## [DIRECTIONS]
All lines below must be repeated exactly, with the pictures omitted.

# Start of SOURCE EXCERPT

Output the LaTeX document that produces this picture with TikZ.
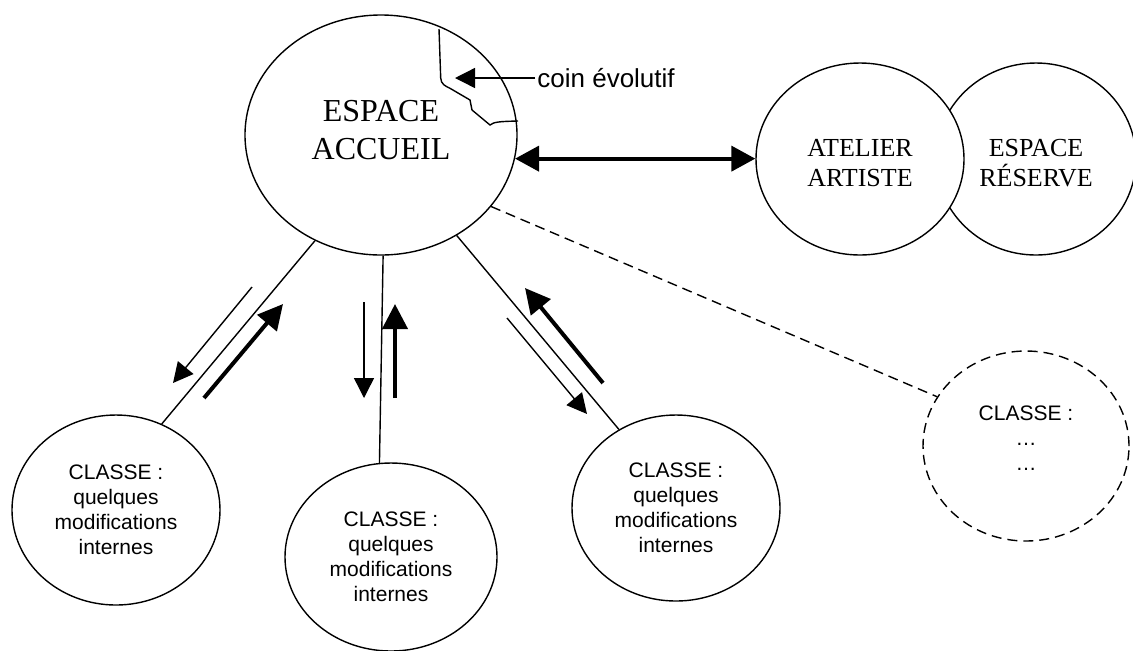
\documentclass[tikz,border=0pt]{standalone}
\usepackage{fontspec}
\setmainfont{Liberation Serif}
\setsansfont{Liberation Sans}
\usetikzlibrary{shapes.geometric, arrows.meta}
\tikzstyle{planche} = [x = .5pt, y = -.5pt]
\tikzstyle{espaceStyle} = [draw, ellipse, line width = .7pt, inner sep = 0pt, align = center]
\tikzstyle{grandTexte} = [font = \fontsize{16}{19}\selectfont]
\tikzstyle{moyenTexte} = [font = \fontsize{13}{15}\selectfont]
\tikzstyle{classeTexte} = [font = \sffamily\fontsize{10.5}{12.5}\selectfont]
\tikzstyle{trait} = [line width = .7pt]
\tikzstyle{pointille} = [line width = .7pt, dash pattern = on 5pt off 3pt]
\tikzstyle{allerStyle} = [line width = .7pt, -{Triangle[length = 10pt, width = 10pt]}]
\tikzstyle{retourStyle} = [line width = 2pt, -{Triangle[length = 12.5pt, width = 12.5pt]}]
\tikzstyle{doubleStyle} = [line width = 2pt, {Triangle[length = 12pt, width = 12.5pt]}-{Triangle[length = 12pt, width = 12.5pt]}]
\newcommand{\flechesClasse}[9]{
  \coordinate (#1a) at (#2,#3);
  \coordinate (#1b) at (#4,#5);
  \coordinate (#1c) at (#6,#7);
  \coordinate (#1d) at (#8,#9);
  \draw [allerStyle] (#1a) -- (#1b);
  \draw [retourStyle] (#1c) -- (#1d);
}
\begin{document}
\begin{tikzpicture}[planche]
    \useasboundingbox (0,0) rectangle (1133,650);
    % espaces du haut
    \node [espaceStyle, grandTexte, text depth = 5pt, minimum width = 136pt, minimum height = 120pt] (accueil) at (381,135) {ESPACE\\ACCUEIL};
    \node [espaceStyle, moyenTexte, text height = 27.6pt, minimum width = 100pt, minimum height = 96pt] (reserve) at (1036,159) {ESPACE\\RÉSERVE};
    \node [espaceStyle, moyenTexte, text height = 27.6pt, fill = white, minimum width = 104pt, minimum height = 96pt] (atelier) at (860,159) {ATELIER\\ARTISTE};
    % coin evolutif
    \draw [trait] (439,29) -- (440.7,78) .. controls (441,84) and (445,86) .. (450,88.3) -- (470,100) -- (472,110) -- (490,125) .. controls (494,122) and (498,121.5) .. (518,121);
    \node [font = \sffamily\fontsize{13}{15}\selectfont, anchor = west, inner sep = 1pt] (coin) at (535,78) {coin évolutif};
    \coordinate (coinPointe) at (455,78);
    \draw [allerStyle] (coin.west) -- (coinPointe);
    \draw [doubleStyle] (accueil.-10) -- (accueil.-10 -| atelier.west);
    % classes
    \node [espaceStyle, classeTexte, minimum width = 104pt, minimum height = 95pt] (classeG) at (116,510) {CLASSE :\\quelques\\modifications\\internes};
    \node [espaceStyle, classeTexte, minimum width = 106pt, minimum height = 94pt] (classeM) at (391,557) {CLASSE :\\quelques\\modifications\\internes};
    \node [espaceStyle, classeTexte, minimum width = 104pt, minimum height = 93pt] (classeD) at (676,508) {CLASSE :\\quelques\\modifications\\internes};
    \node [espaceStyle, classeTexte, pointille, text depth = 8pt, minimum width = 103pt, minimum height = 95pt] (classeX) at (1026,446) {CLASSE :\\…\\…};
    \draw [trait] (accueil.238) -- (classeG.62);
    \draw [trait] (accueil.271) -- (classeM.97);
    \draw [trait] (accueil.307) -- (classeD.126);
    \draw [pointille] (accueil.327) -- (classeX.151);
    \flechesClasse{gauche}{252}{287}{173}{383}{204}{398}{283}{304}
    \flechesClasse{milieu}{364}{302}{364}{398}{395}{398}{395}{304}
    \flechesClasse{droite}{507}{318}{587}{414}{603}{383}{525}{288}
\end{tikzpicture}
\end{document}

# End of SOURCE EXCERPT

## [EXERCISE ANSWER]
Output the LaTeX document that produces this picture with TikZ.
\documentclass[tikz,border=0pt]{standalone}
\usepackage{fontspec}
\setmainfont{Liberation Serif}
\setsansfont{Liberation Sans}
\usetikzlibrary{shapes.geometric, arrows.meta}
\tikzstyle{planche} = [x = .5pt, y = -.5pt]
\tikzstyle{espaceStyle} = [draw, ellipse, line width = .7pt, inner sep = 0pt, align = center]
\tikzstyle{grandTexte} = [font = \fontsize{16}{19}\selectfont]
\tikzstyle{moyenTexte} = [font = \fontsize{13}{15}\selectfont]
\tikzstyle{classeTexte} = [font = \sffamily\fontsize{10.5}{12.5}\selectfont]
\tikzstyle{trait} = [line width = .7pt]
\tikzstyle{pointille} = [line width = .7pt, dash pattern = on 5pt off 3pt]
\tikzstyle{allerStyle} = [line width = .7pt, -{Triangle[length = 10pt, width = 10pt]}]
\tikzstyle{retourStyle} = [line width = 2pt, -{Triangle[length = 12.5pt, width = 12.5pt]}]
\tikzstyle{doubleStyle} = [line width = 2pt, {Triangle[length = 12pt, width = 12.5pt]}-{Triangle[length = 12pt, width = 12.5pt]}]
\newcommand{\flechesClasse}[9]{
  \coordinate (#1a) at (#2,#3);
  \coordinate (#1b) at (#4,#5);
  \coordinate (#1c) at (#6,#7);
  \coordinate (#1d) at (#8,#9);
  \draw [allerStyle] (#1a) -- (#1b);
  \draw [retourStyle] (#1c) -- (#1d);
}
\begin{document}
\begin{tikzpicture}[planche]
    \useasboundingbox (0,0) rectangle (1133,650);
    % espaces du haut
    \node [espaceStyle, grandTexte, text depth = 5pt, minimum width = 136pt, minimum height = 120pt] (accueil) at (381,135) {ESPACE\\ACCUEIL};
    \node [espaceStyle, moyenTexte, text height = 27.6pt, minimum width = 100pt, minimum height = 96pt] (reserve) at (1036,159) {ESPACE\\RÉSERVE};
    \node [espaceStyle, moyenTexte, text height = 27.6pt, fill = white, minimum width = 104pt, minimum height = 96pt] (atelier) at (860,159) {ATELIER\\ARTISTE};
    % coin evolutif
    \draw [trait] (439,29) -- (440.7,78) .. controls (441,84) and (445,86) .. (450,88.3) -- (470,100) -- (472,110) -- (490,125) .. controls (494,122) and (498,121.5) .. (518,121);
    \node [font = \sffamily\fontsize{13}{15}\selectfont, anchor = west, inner sep = 1pt] (coin) at (535,78) {coin évolutif};
    \coordinate (coinPointe) at (455,78);
    \draw [allerStyle] (coin.west) -- (coinPointe);
    \draw [doubleStyle] (accueil.-10) -- (accueil.-10 -| atelier.west);
    % classes
    \node [espaceStyle, classeTexte, minimum width = 104pt, minimum height = 95pt] (classeG) at (116,510) {CLASSE :\\quelques\\modifications\\internes};
    \node [espaceStyle, classeTexte, minimum width = 106pt, minimum height = 94pt] (classeM) at (391,557) {CLASSE :\\quelques\\modifications\\internes};
    \node [espaceStyle, classeTexte, minimum width = 104pt, minimum height = 93pt] (classeD) at (676,508) {CLASSE :\\quelques\\modifications\\internes};
    \node [espaceStyle, classeTexte, pointille, text depth = 8pt, minimum width = 103pt, minimum height = 95pt] (classeX) at (1026,446) {CLASSE :\\…\\…};
    \draw [trait] (accueil.238) -- (classeG.62);
    \draw [trait] (accueil.271) -- (classeM.97);
    \draw [trait] (accueil.307) -- (classeD.126);
    \draw [pointille] (accueil.327) -- (classeX.151);
    \flechesClasse{gauche}{252}{287}{173}{383}{204}{398}{283}{304}
    \flechesClasse{milieu}{364}{302}{364}{398}{395}{398}{395}{304}
    \flechesClasse{droite}{507}{318}{587}{414}{603}{383}{525}{288}
\end{tikzpicture}
\end{document}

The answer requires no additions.